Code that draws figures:
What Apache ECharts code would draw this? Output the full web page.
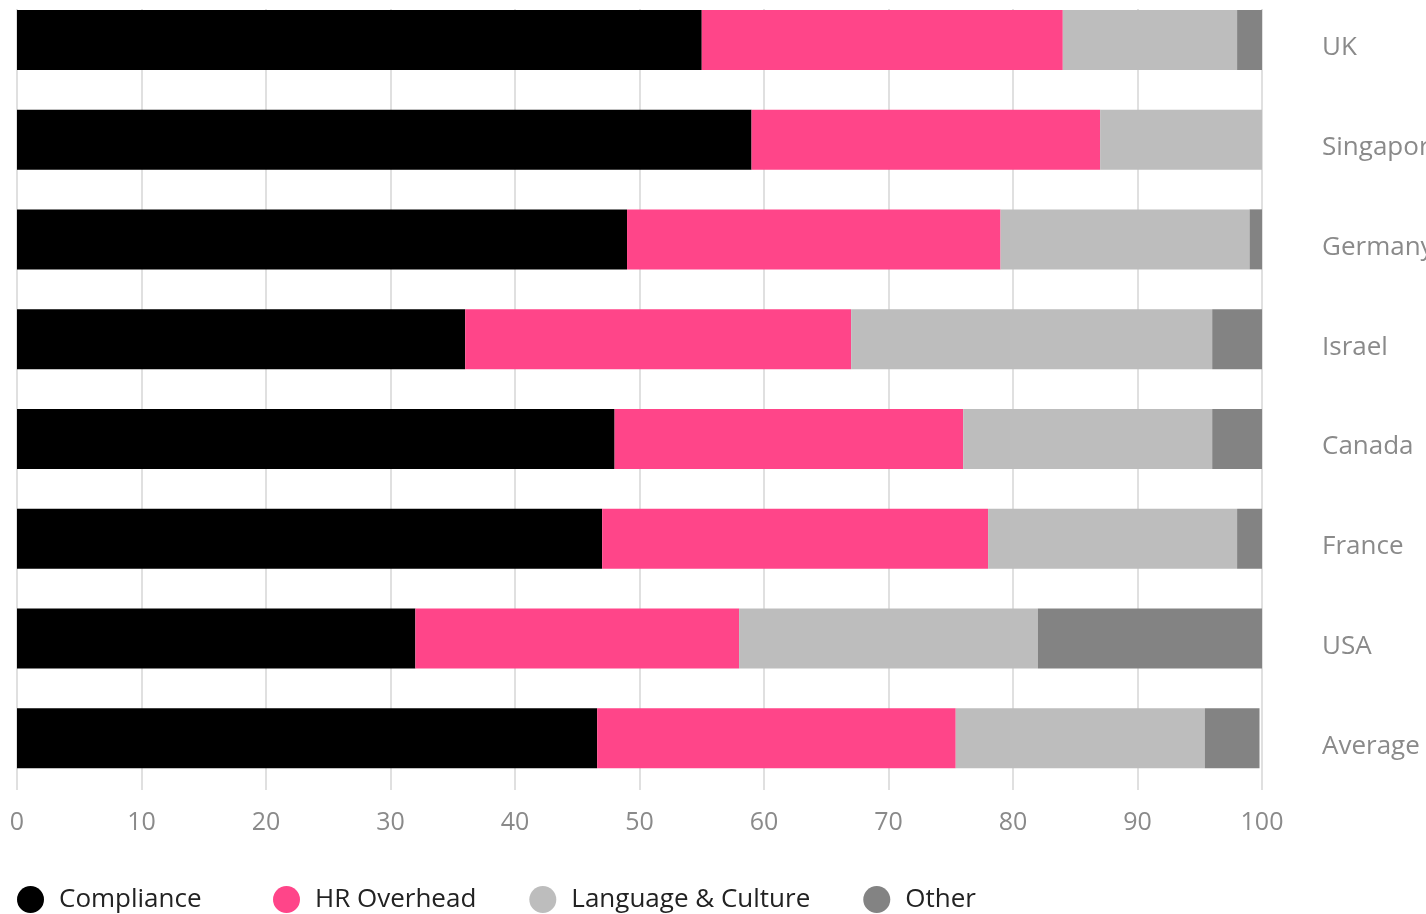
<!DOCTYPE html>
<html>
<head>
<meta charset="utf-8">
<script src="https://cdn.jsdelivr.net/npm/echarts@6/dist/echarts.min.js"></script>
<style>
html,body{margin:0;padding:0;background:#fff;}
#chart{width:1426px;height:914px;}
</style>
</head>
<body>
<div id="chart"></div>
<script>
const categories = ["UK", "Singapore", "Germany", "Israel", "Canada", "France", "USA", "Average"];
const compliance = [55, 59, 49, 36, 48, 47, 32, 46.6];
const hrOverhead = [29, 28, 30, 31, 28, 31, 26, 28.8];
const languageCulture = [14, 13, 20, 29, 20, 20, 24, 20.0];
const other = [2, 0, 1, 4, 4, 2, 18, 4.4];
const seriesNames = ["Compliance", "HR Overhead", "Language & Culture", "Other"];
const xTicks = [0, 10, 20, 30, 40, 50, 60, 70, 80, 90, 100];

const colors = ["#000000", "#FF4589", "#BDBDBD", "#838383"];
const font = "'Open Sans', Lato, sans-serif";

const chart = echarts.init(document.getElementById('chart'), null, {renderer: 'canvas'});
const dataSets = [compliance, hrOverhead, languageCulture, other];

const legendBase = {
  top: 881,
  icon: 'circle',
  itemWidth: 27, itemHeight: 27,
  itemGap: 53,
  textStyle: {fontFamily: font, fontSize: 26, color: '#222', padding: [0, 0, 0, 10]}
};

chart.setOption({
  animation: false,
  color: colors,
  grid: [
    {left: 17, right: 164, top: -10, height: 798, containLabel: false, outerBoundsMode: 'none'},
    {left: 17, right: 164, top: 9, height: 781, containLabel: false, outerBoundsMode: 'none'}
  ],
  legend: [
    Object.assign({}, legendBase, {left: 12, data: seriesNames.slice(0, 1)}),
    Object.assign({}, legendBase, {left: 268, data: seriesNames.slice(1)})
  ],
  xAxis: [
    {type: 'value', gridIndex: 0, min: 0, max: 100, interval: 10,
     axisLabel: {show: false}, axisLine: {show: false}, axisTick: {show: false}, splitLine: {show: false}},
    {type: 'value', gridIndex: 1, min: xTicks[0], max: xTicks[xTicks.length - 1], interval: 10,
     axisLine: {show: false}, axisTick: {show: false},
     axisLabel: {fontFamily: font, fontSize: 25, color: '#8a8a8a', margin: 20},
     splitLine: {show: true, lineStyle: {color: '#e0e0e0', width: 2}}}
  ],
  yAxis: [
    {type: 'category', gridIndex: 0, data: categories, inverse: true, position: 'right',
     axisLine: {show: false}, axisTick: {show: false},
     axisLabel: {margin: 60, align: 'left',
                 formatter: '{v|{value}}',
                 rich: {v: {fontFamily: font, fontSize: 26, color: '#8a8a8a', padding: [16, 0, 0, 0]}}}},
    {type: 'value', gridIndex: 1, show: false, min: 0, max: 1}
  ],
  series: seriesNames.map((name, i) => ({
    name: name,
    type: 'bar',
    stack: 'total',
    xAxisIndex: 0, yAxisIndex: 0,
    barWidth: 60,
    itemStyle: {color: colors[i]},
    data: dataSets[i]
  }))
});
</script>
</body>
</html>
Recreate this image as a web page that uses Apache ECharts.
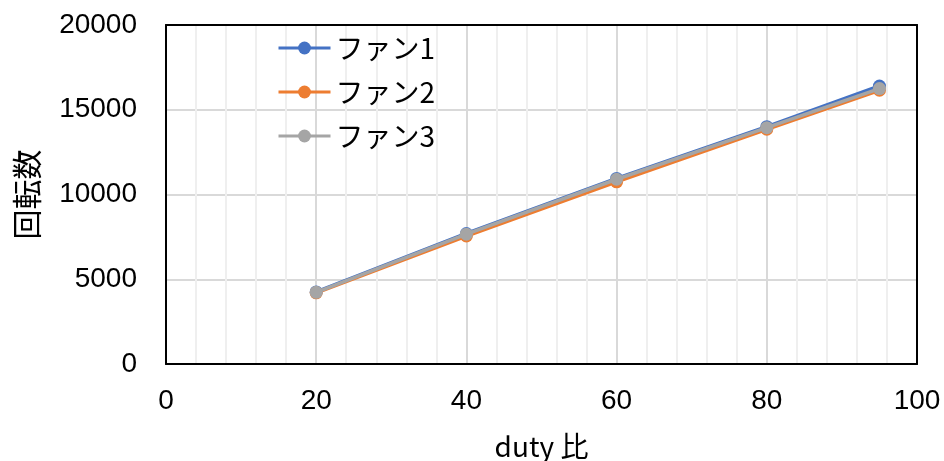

Prompt
Reproduce each entry verbatim, excluding any embedded images.

Task response
What Apache ECharts code would draw this? Output the full web page.
<!DOCTYPE html>
<html>
<head>
<meta charset="utf-8">
<script src="https://cdn.jsdelivr.net/npm/echarts@6/dist/echarts.min.js"></script>
<style>
html,body{margin:0;padding:0;background:#fff;}
#chart{width:1426px;height:914px;}
</style>
</head>
<body>
<div id="chart"></div>
<script>
const categories = ["UK", "Singapore", "Germany", "Israel", "Canada", "France", "USA", "Average"];
const compliance = [55, 59, 49, 36, 48, 47, 32, 46.6];
const hrOverhead = [29, 28, 30, 31, 28, 31, 26, 28.8];
const languageCulture = [14, 13, 20, 29, 20, 20, 24, 20.0];
const other = [2, 0, 1, 4, 4, 2, 18, 4.4];
const seriesNames = ["Compliance", "HR Overhead", "Language & Culture", "Other"];
const xTicks = [0, 10, 20, 30, 40, 50, 60, 70, 80, 90, 100];

const colors = ["#000000", "#FF4589", "#BDBDBD", "#838383"];
const font = "'Open Sans', Lato, sans-serif";

const chart = echarts.init(document.getElementById('chart'), null, {renderer: 'canvas'});
const dataSets = [compliance, hrOverhead, languageCulture, other];

const legendBase = {
  top: 881,
  icon: 'circle',
  itemWidth: 27, itemHeight: 27,
  itemGap: 53,
  textStyle: {fontFamily: font, fontSize: 26, color: '#222', padding: [0, 0, 0, 10]}
};

chart.setOption({
  animation: false,
  color: colors,
  grid: [
    {left: 17, right: 164, top: -10, height: 798, containLabel: false, outerBoundsMode: 'none'},
    {left: 17, right: 164, top: 9, height: 781, containLabel: false, outerBoundsMode: 'none'}
  ],
  legend: [
    Object.assign({}, legendBase, {left: 12, data: seriesNames.slice(0, 1)}),
    Object.assign({}, legendBase, {left: 268, data: seriesNames.slice(1)})
  ],
  xAxis: [
    {type: 'value', gridIndex: 0, min: 0, max: 100, interval: 10,
     axisLabel: {show: false}, axisLine: {show: false}, axisTick: {show: false}, splitLine: {show: false}},
    {type: 'value', gridIndex: 1, min: xTicks[0], max: xTicks[xTicks.length - 1], interval: 10,
     axisLine: {show: false}, axisTick: {show: false},
     axisLabel: {fontFamily: font, fontSize: 25, color: '#8a8a8a', margin: 20},
     splitLine: {show: true, lineStyle: {color: '#e0e0e0', width: 2}}}
  ],
  yAxis: [
    {type: 'category', gridIndex: 0, data: categories, inverse: true, position: 'right',
     axisLine: {show: false}, axisTick: {show: false},
     axisLabel: {margin: 60, align: 'left',
                 formatter: '{v|{value}}',
                 rich: {v: {fontFamily: font, fontSize: 26, color: '#8a8a8a', padding: [16, 0, 0, 0]}}}},
    {type: 'value', gridIndex: 1, show: false, min: 0, max: 1}
  ],
  series: seriesNames.map((name, i) => ({
    name: name,
    type: 'bar',
    stack: 'total',
    xAxisIndex: 0, yAxisIndex: 0,
    barWidth: 60,
    itemStyle: {color: colors[i]},
    data: dataSets[i]
  }))
});
</script>
</body>
</html>
Recreate this image as a web page that uses Apache ECharts.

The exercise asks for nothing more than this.